▶ [What you need to do]:
Using the records that follow, reproduce exactly the lines starting at the line containing "Recreate this image" and ending at the line containing "plt.rcParams['font.family'] = ['Liberation". Include both end lines and no pictures.

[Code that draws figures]
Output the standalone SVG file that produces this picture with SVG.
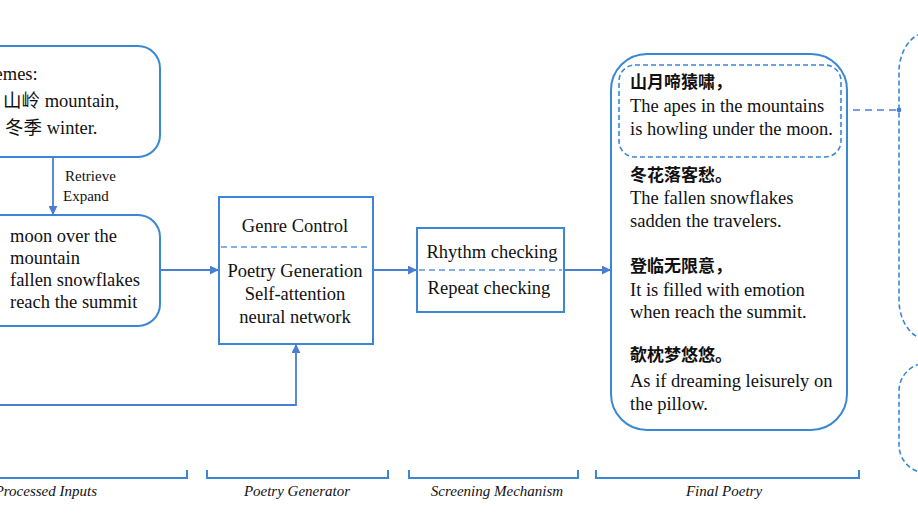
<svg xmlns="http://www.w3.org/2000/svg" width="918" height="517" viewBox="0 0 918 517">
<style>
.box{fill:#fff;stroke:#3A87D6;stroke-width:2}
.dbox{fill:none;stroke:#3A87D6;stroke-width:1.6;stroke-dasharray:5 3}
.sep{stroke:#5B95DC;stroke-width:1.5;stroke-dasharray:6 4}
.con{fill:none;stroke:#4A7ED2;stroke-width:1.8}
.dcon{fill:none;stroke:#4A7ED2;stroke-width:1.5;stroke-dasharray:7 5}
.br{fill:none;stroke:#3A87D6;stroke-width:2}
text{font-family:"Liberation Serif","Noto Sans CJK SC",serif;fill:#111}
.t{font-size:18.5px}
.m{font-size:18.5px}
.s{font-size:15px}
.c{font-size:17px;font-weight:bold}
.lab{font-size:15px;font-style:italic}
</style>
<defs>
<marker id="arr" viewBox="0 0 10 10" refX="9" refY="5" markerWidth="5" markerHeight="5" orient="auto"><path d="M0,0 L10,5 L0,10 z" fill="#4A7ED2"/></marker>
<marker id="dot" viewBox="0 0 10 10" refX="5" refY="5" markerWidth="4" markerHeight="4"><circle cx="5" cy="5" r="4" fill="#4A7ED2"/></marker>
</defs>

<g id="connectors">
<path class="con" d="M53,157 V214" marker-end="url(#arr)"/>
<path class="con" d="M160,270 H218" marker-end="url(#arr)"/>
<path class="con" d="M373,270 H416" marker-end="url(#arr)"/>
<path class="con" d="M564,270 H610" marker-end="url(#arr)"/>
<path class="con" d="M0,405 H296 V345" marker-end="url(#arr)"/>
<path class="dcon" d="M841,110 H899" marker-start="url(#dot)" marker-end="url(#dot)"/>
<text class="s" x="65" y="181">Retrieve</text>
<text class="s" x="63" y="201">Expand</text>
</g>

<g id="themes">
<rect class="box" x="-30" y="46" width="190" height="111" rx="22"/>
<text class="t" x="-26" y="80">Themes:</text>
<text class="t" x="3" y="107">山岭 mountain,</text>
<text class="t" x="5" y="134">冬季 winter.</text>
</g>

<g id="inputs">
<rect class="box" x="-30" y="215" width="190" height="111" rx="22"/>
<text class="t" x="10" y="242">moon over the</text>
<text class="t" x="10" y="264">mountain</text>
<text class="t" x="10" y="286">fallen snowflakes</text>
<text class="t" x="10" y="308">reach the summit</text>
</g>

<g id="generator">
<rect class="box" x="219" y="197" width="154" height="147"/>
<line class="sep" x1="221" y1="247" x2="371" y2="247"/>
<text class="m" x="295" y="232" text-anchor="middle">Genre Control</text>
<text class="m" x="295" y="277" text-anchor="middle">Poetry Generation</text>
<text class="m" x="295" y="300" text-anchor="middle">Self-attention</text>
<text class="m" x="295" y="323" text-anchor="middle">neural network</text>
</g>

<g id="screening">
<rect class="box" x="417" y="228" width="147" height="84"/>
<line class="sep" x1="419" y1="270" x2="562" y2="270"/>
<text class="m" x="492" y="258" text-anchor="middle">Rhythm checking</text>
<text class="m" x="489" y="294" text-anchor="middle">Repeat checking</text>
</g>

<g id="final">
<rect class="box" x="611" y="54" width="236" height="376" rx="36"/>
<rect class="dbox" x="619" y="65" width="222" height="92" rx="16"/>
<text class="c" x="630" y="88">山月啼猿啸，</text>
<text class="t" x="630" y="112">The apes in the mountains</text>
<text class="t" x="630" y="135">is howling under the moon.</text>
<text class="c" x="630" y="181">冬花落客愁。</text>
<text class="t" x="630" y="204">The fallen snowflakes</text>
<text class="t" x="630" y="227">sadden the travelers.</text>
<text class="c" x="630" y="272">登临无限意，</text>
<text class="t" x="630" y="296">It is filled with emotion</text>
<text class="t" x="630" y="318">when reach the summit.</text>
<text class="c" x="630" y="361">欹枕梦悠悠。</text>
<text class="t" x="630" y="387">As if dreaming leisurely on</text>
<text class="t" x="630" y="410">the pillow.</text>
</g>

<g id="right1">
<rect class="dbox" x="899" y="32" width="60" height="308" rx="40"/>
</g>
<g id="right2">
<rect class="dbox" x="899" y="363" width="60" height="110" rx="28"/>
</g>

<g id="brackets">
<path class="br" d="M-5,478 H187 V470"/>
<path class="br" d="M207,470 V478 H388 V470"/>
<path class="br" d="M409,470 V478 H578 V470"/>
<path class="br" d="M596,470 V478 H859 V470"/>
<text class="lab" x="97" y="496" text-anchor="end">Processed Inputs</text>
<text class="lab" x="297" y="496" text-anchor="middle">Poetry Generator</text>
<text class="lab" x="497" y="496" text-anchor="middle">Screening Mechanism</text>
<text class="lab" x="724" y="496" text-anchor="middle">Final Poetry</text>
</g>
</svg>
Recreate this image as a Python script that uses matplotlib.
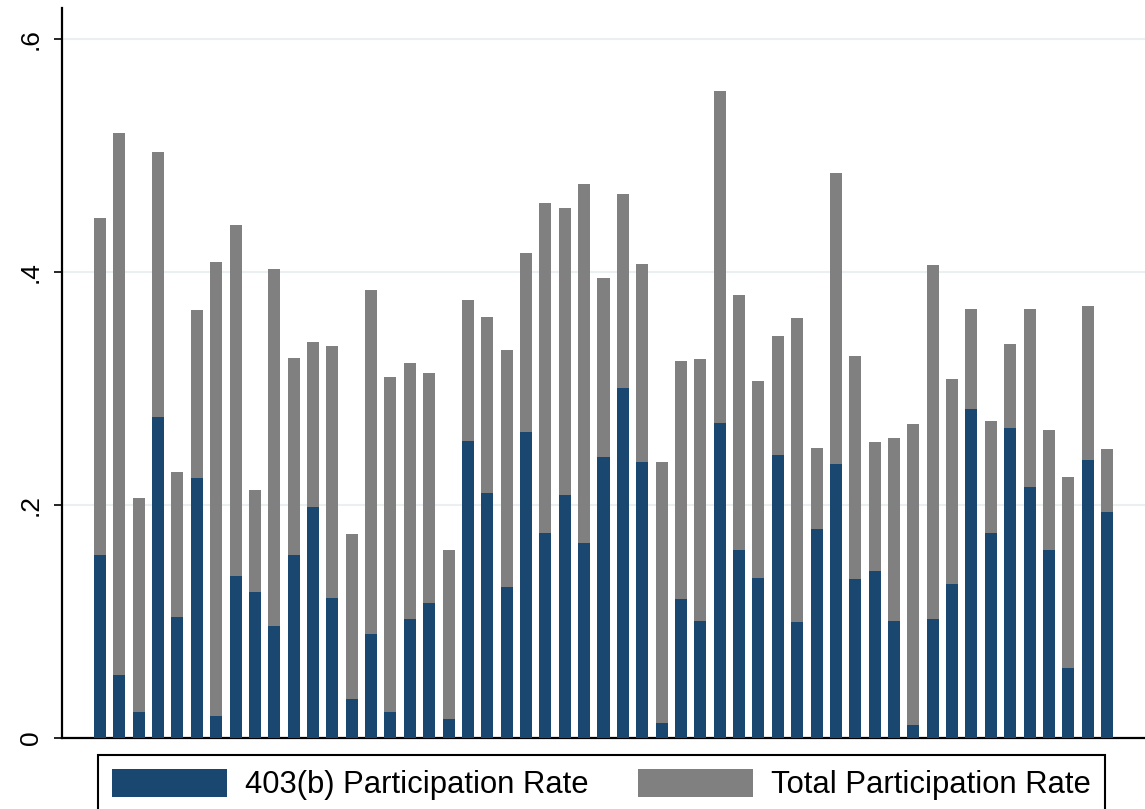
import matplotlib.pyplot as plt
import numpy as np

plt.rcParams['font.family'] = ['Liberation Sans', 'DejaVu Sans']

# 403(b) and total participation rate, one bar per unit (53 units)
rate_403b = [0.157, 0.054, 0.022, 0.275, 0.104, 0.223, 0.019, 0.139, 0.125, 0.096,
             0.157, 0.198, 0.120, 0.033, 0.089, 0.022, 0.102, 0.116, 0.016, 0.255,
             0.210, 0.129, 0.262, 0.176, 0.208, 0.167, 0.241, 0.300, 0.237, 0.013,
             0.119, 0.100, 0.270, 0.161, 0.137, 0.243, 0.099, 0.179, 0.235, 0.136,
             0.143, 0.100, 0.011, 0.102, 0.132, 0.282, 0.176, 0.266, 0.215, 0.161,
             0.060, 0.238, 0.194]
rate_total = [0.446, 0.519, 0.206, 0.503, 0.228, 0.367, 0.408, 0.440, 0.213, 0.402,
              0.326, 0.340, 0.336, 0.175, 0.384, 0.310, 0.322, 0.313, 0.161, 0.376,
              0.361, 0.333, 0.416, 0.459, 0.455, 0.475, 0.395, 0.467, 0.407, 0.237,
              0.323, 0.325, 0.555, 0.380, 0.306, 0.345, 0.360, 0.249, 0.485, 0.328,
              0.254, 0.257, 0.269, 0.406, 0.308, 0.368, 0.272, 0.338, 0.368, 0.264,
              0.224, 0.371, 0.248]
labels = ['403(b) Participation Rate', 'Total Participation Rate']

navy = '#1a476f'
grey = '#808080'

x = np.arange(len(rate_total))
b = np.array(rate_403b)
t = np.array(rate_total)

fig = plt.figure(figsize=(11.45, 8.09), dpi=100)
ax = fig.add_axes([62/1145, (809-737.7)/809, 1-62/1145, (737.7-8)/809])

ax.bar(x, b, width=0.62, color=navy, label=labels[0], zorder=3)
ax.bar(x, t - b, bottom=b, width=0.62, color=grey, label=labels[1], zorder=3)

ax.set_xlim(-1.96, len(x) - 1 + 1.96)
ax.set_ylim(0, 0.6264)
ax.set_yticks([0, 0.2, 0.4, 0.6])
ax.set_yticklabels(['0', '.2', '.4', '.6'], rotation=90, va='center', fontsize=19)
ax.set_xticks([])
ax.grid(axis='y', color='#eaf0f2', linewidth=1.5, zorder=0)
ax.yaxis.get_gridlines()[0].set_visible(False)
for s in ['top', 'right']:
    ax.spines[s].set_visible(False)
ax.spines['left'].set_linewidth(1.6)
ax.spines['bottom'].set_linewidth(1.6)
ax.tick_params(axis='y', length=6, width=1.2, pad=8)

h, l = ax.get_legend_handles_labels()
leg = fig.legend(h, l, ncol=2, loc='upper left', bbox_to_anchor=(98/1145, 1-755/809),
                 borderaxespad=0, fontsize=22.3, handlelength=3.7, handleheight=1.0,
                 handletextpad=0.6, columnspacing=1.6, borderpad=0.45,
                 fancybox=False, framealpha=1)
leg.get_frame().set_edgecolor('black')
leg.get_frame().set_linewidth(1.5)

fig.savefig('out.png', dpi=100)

▶ [Final result]:
Recreate this image as a Python script that uses matplotlib.
import matplotlib.pyplot as plt
import numpy as np

plt.rcParams['font.family'] = ['Liberation Sans', 'DejaVu Sans']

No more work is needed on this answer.